*SET EXERCISE*
Would you pull out every line of the material that contains the string "with"?

^^^^

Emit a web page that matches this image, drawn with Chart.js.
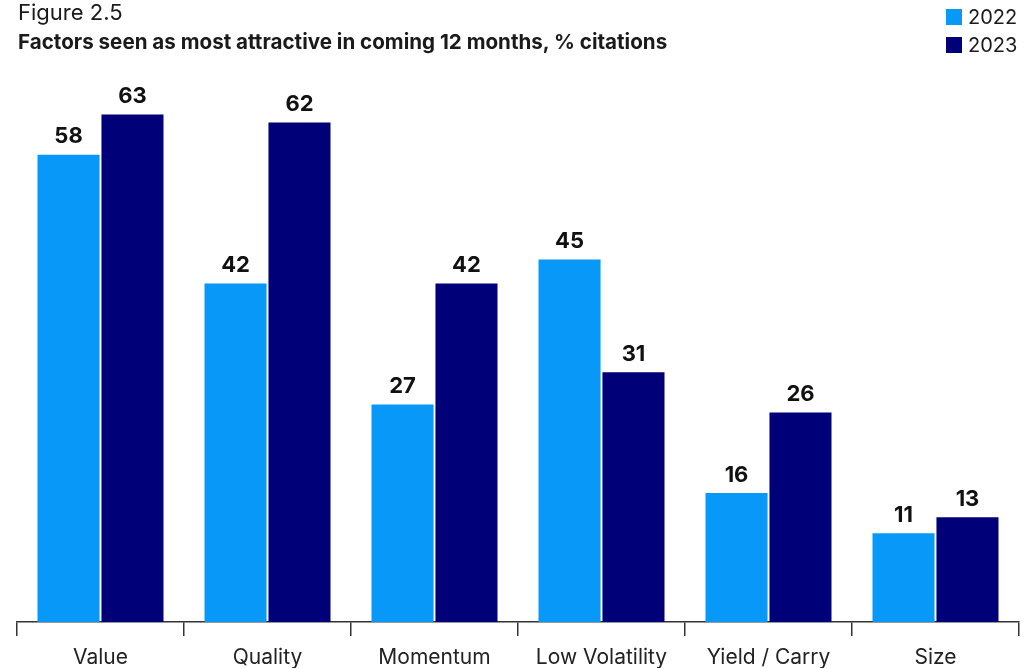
<!DOCTYPE html>
<html>
<head>
<meta charset="utf-8">
<script src="https://cdn.jsdelivr.net/npm/chart.js@4"></script>
<style>
  body { margin: 0; background: #fff; font-family: Inter, "Open Sans", sans-serif; color: #1a1a1a; }
  #wrap { position: relative; width: 1036px; height: 668px; }
  canvas { position: absolute; left: 0; top: 0; }
  .fig { position: absolute; left: 18px; top: -1px; font-size: 22px; }
  .ttl { position: absolute; left: 18px; top: 29px; font-size: 20.6px; font-weight: 700; }
  .legend { position: absolute; left: 946px; top: 3px; font-size: 20px; line-height: 28px; }
  .legend span { display: inline-block; width: 16px; height: 16px; margin-right: 6px; vertical-align: -1px; }
</style>
</head>
<body>
<div id="wrap">
  <canvas id="chart" width="1036" height="668"></canvas>
  <div class="fig">Figure 2.5</div>
  <div class="ttl">Factors seen as most attractive in coming 12 months, % citations</div>
  <div class="legend">
    <div><span style="background:#0898f8"></span>2022</div>
    <div><span style="background:#000078"></span>2023</div>
  </div>
</div>
<script>
const categories = ['Value', 'Quality', 'Momentum', 'Low Volatility', 'Yield / Carry', 'Size'];
const values2022 = [58, 42, 27, 45, 16, 11];
const values2023 = [63, 62, 42, 31, 26, 13];

// draw the numbers above each bar
const valueLabels = {
    id: 'valueLabels',
    afterDatasetsDraw(chart) {
        const ctx = chart.ctx;
        ctx.save();
        ctx.font = 'bold 22px Inter, sans-serif';
        ctx.fillStyle = '#111';
        ctx.textAlign = 'center';
        ctx.textBaseline = 'bottom';
        chart.data.datasets.forEach((ds, i) => {
            chart.getDatasetMeta(i).data.forEach((bar, j) => {
                ctx.fillText(ds.data[j], bar.x, bar.y - 7);
            });
        });
        ctx.restore();
    }
};

new Chart(document.getElementById('chart').getContext('2d'), {
    type: 'bar',
    data: {
        labels: categories,
        datasets: [
            { label: '2022', data: values2022, backgroundColor: '#0898f8' },
            { label: '2023', data: values2023, backgroundColor: '#000078' }
        ]
    },
    options: {
        responsive: false,
        animation: false,
        categoryPercentage: 0.766,
        barPercentage: 0.97,
        layout: { padding: { top: 58, left: 17, right: 17, bottom: 0 } },
        plugins: { legend: { display: false }, tooltip: { enabled: false } },
        scales: {
            y: { display: false, min: 0, max: 70 },
            x: {
                afterFit(scale) { scale.height = 46; },
                border: { display: true, color: '#333', width: 1.5 },
                grid: { drawOnChartArea: false, drawTicks: true, tickLength: 14, color: '#333', lineWidth: 1.5 },
                ticks: { color: '#222', font: { family: 'Inter', size: 21 }, padding: 9, maxRotation: 0 }
            }
        }
    },
    plugins: [valueLabels]
});
</script>
</body>
</html>
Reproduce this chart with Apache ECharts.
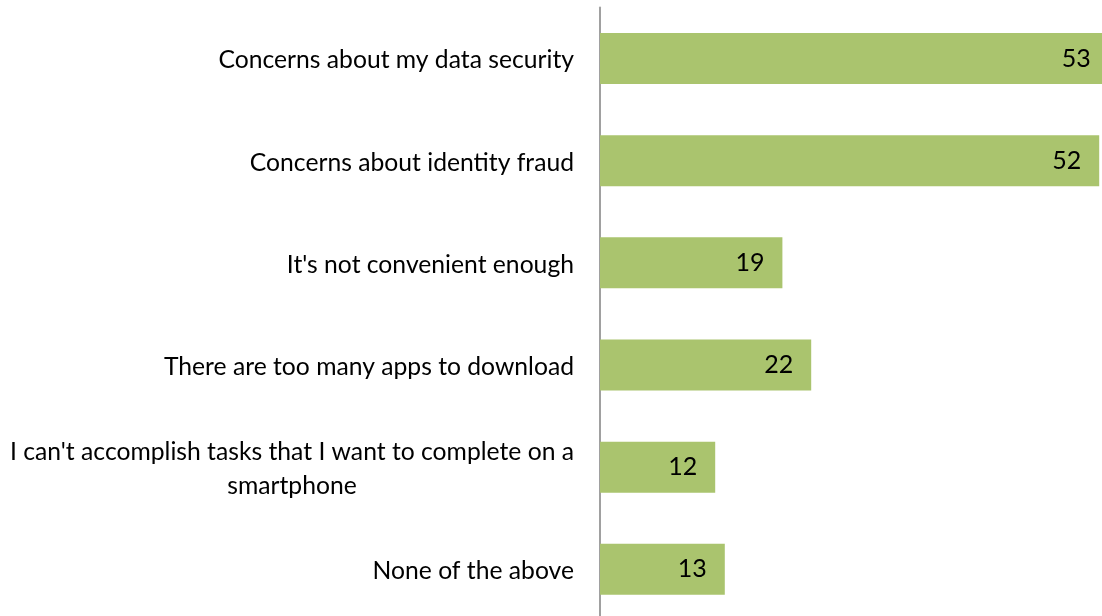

^^^^

*ANSWER IN FULL*
Emit a web page that matches this image, drawn with Chart.js.
Reproduce this chart with Apache ECharts.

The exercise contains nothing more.